**Exercise description:** Find all the lines with "this" and gather them.
►
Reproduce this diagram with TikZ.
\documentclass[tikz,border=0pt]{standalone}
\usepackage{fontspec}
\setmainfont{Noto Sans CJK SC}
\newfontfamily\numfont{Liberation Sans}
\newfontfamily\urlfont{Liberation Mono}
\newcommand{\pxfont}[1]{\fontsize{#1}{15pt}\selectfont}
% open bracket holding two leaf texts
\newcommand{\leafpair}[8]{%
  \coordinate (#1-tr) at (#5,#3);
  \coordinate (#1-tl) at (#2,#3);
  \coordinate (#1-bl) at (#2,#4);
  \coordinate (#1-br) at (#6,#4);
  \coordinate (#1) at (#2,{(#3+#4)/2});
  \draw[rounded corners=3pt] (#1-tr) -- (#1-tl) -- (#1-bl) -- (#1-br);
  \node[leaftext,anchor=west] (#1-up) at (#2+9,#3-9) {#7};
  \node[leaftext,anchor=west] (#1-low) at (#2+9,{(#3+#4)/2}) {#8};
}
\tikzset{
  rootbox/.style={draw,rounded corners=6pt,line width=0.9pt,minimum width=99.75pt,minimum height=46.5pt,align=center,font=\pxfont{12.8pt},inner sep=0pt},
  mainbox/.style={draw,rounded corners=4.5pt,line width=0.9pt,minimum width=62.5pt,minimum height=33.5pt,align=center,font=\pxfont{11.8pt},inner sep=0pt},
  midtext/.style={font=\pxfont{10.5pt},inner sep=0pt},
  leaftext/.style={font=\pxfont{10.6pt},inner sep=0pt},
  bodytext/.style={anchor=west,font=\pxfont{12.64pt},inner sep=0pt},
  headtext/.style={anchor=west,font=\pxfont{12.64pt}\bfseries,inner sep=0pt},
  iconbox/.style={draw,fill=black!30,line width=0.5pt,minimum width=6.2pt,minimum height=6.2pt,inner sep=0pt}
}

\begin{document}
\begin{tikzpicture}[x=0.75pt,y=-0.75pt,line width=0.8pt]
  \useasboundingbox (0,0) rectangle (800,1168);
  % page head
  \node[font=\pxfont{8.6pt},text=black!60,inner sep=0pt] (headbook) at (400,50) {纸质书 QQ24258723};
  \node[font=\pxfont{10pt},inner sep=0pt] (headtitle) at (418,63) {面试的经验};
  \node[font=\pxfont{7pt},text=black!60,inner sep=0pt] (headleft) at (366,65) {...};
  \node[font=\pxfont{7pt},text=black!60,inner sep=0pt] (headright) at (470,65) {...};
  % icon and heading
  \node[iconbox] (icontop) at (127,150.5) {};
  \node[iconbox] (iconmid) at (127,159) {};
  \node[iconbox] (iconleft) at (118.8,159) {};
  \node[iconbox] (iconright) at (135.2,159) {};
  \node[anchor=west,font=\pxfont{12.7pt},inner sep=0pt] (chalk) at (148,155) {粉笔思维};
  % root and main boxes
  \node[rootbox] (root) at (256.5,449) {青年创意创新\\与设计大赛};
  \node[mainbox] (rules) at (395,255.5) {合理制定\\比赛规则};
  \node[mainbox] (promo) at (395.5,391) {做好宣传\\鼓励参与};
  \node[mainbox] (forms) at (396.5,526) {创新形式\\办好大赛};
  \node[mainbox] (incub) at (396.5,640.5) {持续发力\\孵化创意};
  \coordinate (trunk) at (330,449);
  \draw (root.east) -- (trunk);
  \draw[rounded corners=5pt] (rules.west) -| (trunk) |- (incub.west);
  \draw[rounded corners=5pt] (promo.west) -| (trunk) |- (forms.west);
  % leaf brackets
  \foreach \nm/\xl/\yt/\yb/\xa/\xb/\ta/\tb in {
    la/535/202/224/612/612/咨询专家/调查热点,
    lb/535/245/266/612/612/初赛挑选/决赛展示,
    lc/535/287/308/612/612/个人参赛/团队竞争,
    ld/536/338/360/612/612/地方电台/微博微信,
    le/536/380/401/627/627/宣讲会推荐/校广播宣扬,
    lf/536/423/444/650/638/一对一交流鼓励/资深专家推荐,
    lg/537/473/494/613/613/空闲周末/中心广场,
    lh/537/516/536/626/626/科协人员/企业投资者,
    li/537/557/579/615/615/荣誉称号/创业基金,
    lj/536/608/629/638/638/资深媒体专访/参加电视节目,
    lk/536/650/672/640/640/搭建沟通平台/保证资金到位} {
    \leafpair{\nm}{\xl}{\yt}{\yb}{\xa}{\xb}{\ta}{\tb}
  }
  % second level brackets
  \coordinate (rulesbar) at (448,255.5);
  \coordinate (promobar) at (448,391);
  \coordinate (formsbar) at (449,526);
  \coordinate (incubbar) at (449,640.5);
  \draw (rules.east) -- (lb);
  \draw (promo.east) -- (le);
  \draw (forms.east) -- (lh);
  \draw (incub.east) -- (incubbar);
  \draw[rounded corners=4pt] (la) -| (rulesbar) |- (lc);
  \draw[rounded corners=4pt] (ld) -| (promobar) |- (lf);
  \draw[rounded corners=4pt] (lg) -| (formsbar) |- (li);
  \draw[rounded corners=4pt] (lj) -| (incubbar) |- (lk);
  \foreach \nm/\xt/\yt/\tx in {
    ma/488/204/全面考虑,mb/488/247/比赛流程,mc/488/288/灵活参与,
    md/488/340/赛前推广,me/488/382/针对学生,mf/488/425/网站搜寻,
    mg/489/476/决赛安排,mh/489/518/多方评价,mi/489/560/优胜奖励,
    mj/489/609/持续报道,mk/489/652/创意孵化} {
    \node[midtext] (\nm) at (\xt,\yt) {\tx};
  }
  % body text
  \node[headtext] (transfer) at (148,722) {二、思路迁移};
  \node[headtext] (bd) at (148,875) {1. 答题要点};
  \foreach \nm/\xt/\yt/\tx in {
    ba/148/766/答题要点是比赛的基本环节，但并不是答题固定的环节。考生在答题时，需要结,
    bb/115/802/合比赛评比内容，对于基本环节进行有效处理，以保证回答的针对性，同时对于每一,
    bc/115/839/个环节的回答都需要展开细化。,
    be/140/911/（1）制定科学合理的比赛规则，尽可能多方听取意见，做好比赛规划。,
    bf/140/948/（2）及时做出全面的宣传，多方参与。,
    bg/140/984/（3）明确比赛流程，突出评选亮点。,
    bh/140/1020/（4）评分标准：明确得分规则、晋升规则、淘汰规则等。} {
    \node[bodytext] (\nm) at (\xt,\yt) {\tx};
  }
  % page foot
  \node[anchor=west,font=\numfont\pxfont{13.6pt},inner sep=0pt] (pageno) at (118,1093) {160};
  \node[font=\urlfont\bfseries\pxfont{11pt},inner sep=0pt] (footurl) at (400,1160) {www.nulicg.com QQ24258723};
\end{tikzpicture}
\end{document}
◄
►
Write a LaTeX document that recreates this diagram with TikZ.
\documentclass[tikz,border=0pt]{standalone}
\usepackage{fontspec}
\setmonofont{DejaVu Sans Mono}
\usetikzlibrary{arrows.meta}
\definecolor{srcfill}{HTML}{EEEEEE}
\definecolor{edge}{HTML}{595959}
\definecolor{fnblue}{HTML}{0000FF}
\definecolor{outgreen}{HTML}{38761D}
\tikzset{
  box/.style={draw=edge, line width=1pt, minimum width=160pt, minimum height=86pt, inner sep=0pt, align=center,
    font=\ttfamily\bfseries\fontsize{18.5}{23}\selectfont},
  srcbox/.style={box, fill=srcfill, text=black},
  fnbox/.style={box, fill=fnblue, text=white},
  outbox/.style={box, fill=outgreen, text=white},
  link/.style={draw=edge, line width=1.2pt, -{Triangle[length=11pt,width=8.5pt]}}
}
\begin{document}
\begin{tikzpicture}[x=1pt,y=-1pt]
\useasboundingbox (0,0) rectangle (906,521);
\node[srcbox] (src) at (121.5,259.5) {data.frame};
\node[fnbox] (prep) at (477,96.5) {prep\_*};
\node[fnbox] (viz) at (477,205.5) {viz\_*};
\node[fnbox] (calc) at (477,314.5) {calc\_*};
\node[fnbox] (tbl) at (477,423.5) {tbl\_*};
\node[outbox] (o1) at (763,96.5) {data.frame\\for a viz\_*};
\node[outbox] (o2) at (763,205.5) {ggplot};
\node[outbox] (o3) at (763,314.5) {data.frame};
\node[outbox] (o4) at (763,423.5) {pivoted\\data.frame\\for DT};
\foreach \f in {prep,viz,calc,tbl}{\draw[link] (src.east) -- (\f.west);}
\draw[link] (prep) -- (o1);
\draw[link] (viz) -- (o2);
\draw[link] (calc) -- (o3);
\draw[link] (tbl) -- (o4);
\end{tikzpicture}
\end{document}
◄
**Task output:**
Reproduce this diagram with TikZ.
Write a LaTeX document that recreates this diagram with TikZ.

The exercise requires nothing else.